Berry, a highly acclaimed poet, novelist, and essayist, moved from New York City in 1963 after teaching at Stanford and NYU. He accepted a position at the University of Kentucky, which enabled him to return home to Henry County, and his 125-acre family farm. His first thought was to turn the farm into a vacation place. But the ailing land longed to be nurtured, as did this poet’s soul. He moved his family in, started milking the cows, and chose to use horses to plow his fields instead of “exhaust-stinking, engine-roaring, gas-guzzling tractors.” He was then, and still is now, one of America’s greatest environmentalists.
”The grower of trees, the gardener, the man born to farming, whose hands reach into the ground and sprout, to him the soil is a divine drug…” The “divine drug” of nature not only became the inspiration for Berry’s writing; it’s also become a divinity for ailing souls desperate to escape their concrete jungles.

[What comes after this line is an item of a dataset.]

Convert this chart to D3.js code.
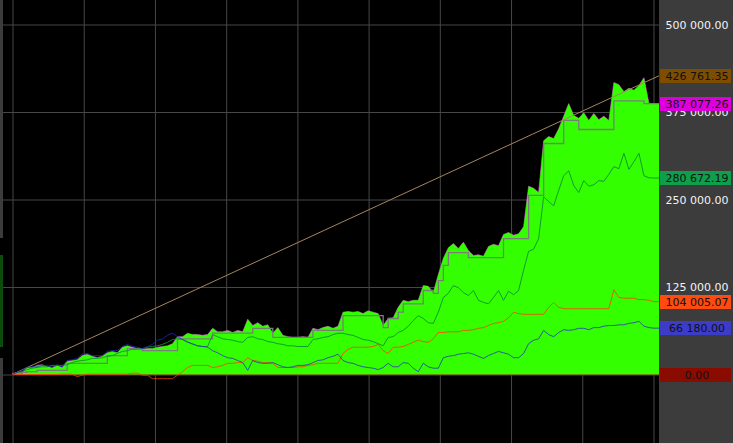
<!DOCTYPE html>
<html><head><meta charset="utf-8">
<script src="https://cdn.jsdelivr.net/npm/d3@7"></script>
<style>html,body{margin:0;padding:0;background:#000;overflow:hidden}</style>
</head><body><svg id="c" width="733" height="443"></svg>
<script>
// values in thousands
const equity = [1,3,3,10,10,13,14,11,10,13,
10,19,20,21,27,29,26,24,26,31,
33,31,39,41,39,37,36,37,37,39,
40,41,44,54,54,59,57,57,56,57,
66,61,61,63,60,63,61,79,70,74,
69,71,59,67,56,54,53,53,54,53,
66,64,67,69,66,69,89,90,89,90,
87,91,89,87,70,80,81,96,106,104,
106,106,127,126,117,143,166,181,187,180,
189,177,170,171,169,183,186,184,200,203,
199,201,211,269,266,260,334,340,337,351,
369,387,370,366,374,363,373,364,369,363,
417,414,404,409,406,413,424,387.08,387.08,387.08];
const stepLine = [1,1,3,4,4,6,6,6,6,6,
6,16,16,16,16,16,16,16,16,27,
27,27,27,37,37,37,34,34,34,34,
34,34,34,51,51,51,51,51,51,51,
59,59,59,59,59,59,59,59,66,66,
66,66,53,53,53,53,53,53,53,53,
63,63,63,63,63,63,84,84,84,84,
84,84,84,84,67,80,80,89,101,101,
101,101,120,120,116,134,156,174,174,174,
174,167,167,167,167,167,167,167,194,194,
194,194,194,256,256,256,330,330,330,330,
363,363,363,350,350,350,350,350,350,350,
391,391,391,391,391,391,387.08,387.08,387.08,387.08];
const seriesGreen = [0,3,4,7,9,10,11,11,13,13,
13,14,17,19,20,21,23,23,24,26,
27,30,33,34,36,36,37,39,40,41,
43,46,50,51,50,47,43,41,40,40,
57,54,51,50,49,47,46,53,54,51,
50,47,46,44,43,41,41,40,40,40,
50,51,53,54,57,59,59,57,56,53,
50,49,47,44,41,53,54,60,63,69,
77,84,80,74,73,89,110,116,127,124,
117,113,120,106,103,101,110,120,106,119,
114,120,149,176,179,194,254,247,241,263,
284,291,270,260,277,269,271,277,276,286,
297,294,316,293,304,316,284,281,280.67,280.67];
const seriesOrange = [0,0,0,0,0,0,0,0,0,0,
0.5,0.5,0.5,-3,-1,0.5,0.5,0.5,0.5,0.5,
0.5,0.5,0.5,0.5,2,2,-1,-1,-6,-6,
-6,-6,-6,-1,4,10,13,13,13,13,
10,11,13,16,16,17,17,24,20,19,
17,17,16,10,10,10,10,11,11,13,
14,16,16,16,16,16,30,36,39,39,
39,39,40,43,34,30,39,39,40,43,
46,49,47,46,51,60,60,61,61,61,
63,63,64,66,67,70,73,74,76,81,
89,87,86,86,86,86,86,96,103,96,
94,94,94,94,94,94,94,94,94,94,
121,110,109,109,109,107,107,106,104.01,104.01];
const seriesBlue = [0,3,6,10,11,11,13,13,10,14,
11,20,21,23,29,30,27,27,27,33,
34,34,40,43,40,39,37,40,43,49,
51,56,59,54,50,46,44,41,40,39,
34,31,27,24,23,20,17,6,20,17,
16,16,17,14,11,10,11,13,13,14,
17,20,21,24,26,29,20,17,16,13,
11,10,9,7,10,16,11,11,17,16,
9,4,16,11,9,9,24,26,27,29,
30,31,29,26,23,27,30,33,31,29,
24,24,30,44,49,51,63,57,54,60,
64,63,64,66,66,64,67,67,69,70,
70,71,71,73,74,76,69,67,66.18,66.18];
const benchmark = [0, 426.76135];
const yTicks = [0, 125000, 250000, 375000, 500000];
const xGrid = [0, 14.2, 28.4, 42.6, 56.8, 71.0, 85.2, 99.4, 113.6, 127.8];
const lastValues = [426761.35, 387077.26, 280672.19, 104005.07, 66180.00, 0];
const lastColors = ["#7f4d00", "#dd00dd", "#0f9e4c", "#ff4a10", "#3c3cc8", "#8a0c00"];

const svg = d3.select("#c");
const W = 733, H = 443;
const x = d3.scaleLinear().domain([0, equity.length - 1]).range([12, 659]);
const y = d3.scaleLinear().domain([0, 500000]).range([374.5, 24.5]);
const K = 1000;

svg.append("rect").attr("width", W).attr("height", H).attr("fill", "#000");

// left clipped strip
svg.append("rect").attr("x", 0).attr("y", 0).attr("width", 3).attr("height", H).attr("fill", "#3c3c3c");
svg.append("rect").attr("x", 0).attr("y", 238).attr("width", 3).attr("height", 120).attr("fill", "#000");
svg.append("rect").attr("x", 0).attr("y", 255).attr("width", 3).attr("height", 92).attr("fill", "#0b4d0b");

// grid
const gx = svg.append("g")
  .call(d3.axisBottom(x).tickValues(xGrid).tickSize(H).tickFormat(""));
gx.select(".domain").remove();
gx.selectAll("line").attr("stroke", "#474747").attr("transform", "translate(0.5,0)");
const gy = svg.append("g").attr("transform", "translate(659,0)")
  .call(d3.axisLeft(y).tickValues(yTicks).tickSize(656).tickFormat(""));
gy.select(".domain").remove();
gy.selectAll("line").attr("stroke", "#474747");

const plot = svg.append("g");
plot.append("clipPath").attr("id", "clp").append("rect").attr("x", 3).attr("y", 0).attr("width", 656).attr("height", H);
const g = plot.append("g").attr("clip-path", "url(#clp)");

const line = d3.line().x((d, i) => x(i)).y(d => y(d * K));

// zero line
g.append("path").datum([0, 0]).attr("d", d3.line().x((d, i) => x(i * (equity.length - 1))).y(d => y(d)))
  .attr("stroke", "#a01000").attr("stroke-width", 1.2).attr("fill", "none");

// magenta under fill
g.append("path").datum(equity).attr("d", line).attr("stroke", "#c030c0").attr("stroke-width", 0.9).attr("fill", "none");

// green area
g.append("path").datum(equity)
  .attr("d", d3.area().x((d, i) => x(i)).y0(y(0)).y1(d => y(d * K)))
  .attr("fill", "#33ff00");

// gray step line
g.append("path").datum(stepLine)
  .attr("d", d3.line().x((d, i) => x(i)).y(d => y(d * K)).curve(d3.curveStepAfter))
  .attr("stroke", "#7c7c7c").attr("stroke-width", 1.3).attr("fill", "none");

// benchmark diagonal
g.append("path").datum(benchmark)
  .attr("d", d3.line().x((d, i) => x(i * (equity.length - 1))).y(d => y(d * K)))
  .attr("stroke", "#a58560").attr("stroke-width", 1).attr("fill", "none");

g.append("path").datum(seriesGreen).attr("d", line).attr("stroke", "#0f8f38").attr("stroke-width", 1).attr("stroke-opacity", 0.9).attr("fill", "none");
g.append("path").datum(seriesOrange).attr("d", line).attr("stroke", "#ff4000").attr("stroke-width", 1).attr("stroke-opacity", 0.8).attr("fill", "none");
g.append("path").datum(seriesBlue).attr("d", line).attr("stroke", "#2828c8").attr("stroke-width", 1).attr("stroke-opacity", 0.75).attr("fill", "none");

// right panel
svg.append("rect").attr("x", 659).attr("y", 0).attr("width", W - 659).attr("height", H).attr("fill", "#3c3c3c");

const fmt = d3.formatLocale({decimal: ".", thousands: " ", grouping: [3], currency: ["", ""]}).format(",.2f");

const ay = svg.append("g").attr("transform", "translate(697,0)")
  .call(d3.axisRight(y).tickValues(yTicks.filter(v => v > 0)).tickSize(0).tickPadding(0).tickFormat(fmt));
ay.select(".domain").remove();
ay.selectAll("text").attr("text-anchor", "middle").attr("fill", "#f2f2f2")
  .attr("font-family", "DejaVu Sans").attr("font-size", 11);

const lbl = svg.append("g");
lastValues.forEach((v, i) => {
  const cy = Math.round(y(v));
  lbl.append("rect").attr("x", 660).attr("y", cy - 7).attr("width", 71).attr("height", 14).attr("fill", lastColors[i]);
  lbl.append("text").attr("x", 697).attr("y", cy).attr("dy", "0.36em").attr("text-anchor", "middle")
    .attr("font-family", "DejaVu Sans").attr("font-size", 11).attr("fill", "#111").text(fmt(v));
});
</script></body></html>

Our disconnected nature has even inspired an entire new field of psychology, termed “Ecopsychology,” by Theodore Roszak, Ph.D. Roszak suggests that there is a “synergistic relation between planetary and personal well being; that the needs of the one are relevant to the other.” Of course they are! But do we actually need psychologists to reconnect us with our land?
I know you’ve managed to make earthly connections without seeking professional help. You’ve allowed calm breezes and fragrant pines to soften the distress you carried into the woods. You’re heartbeat found the pulse of a rhythmic stream as you waded in her crystal waters. Rich, moist soil salved your weary bones as you planted seeds deep into the earth. You accepted the earth’s glorious gifts as she nurtured you back to life. But have you returned her favors lately? Are you remembering to nurture her?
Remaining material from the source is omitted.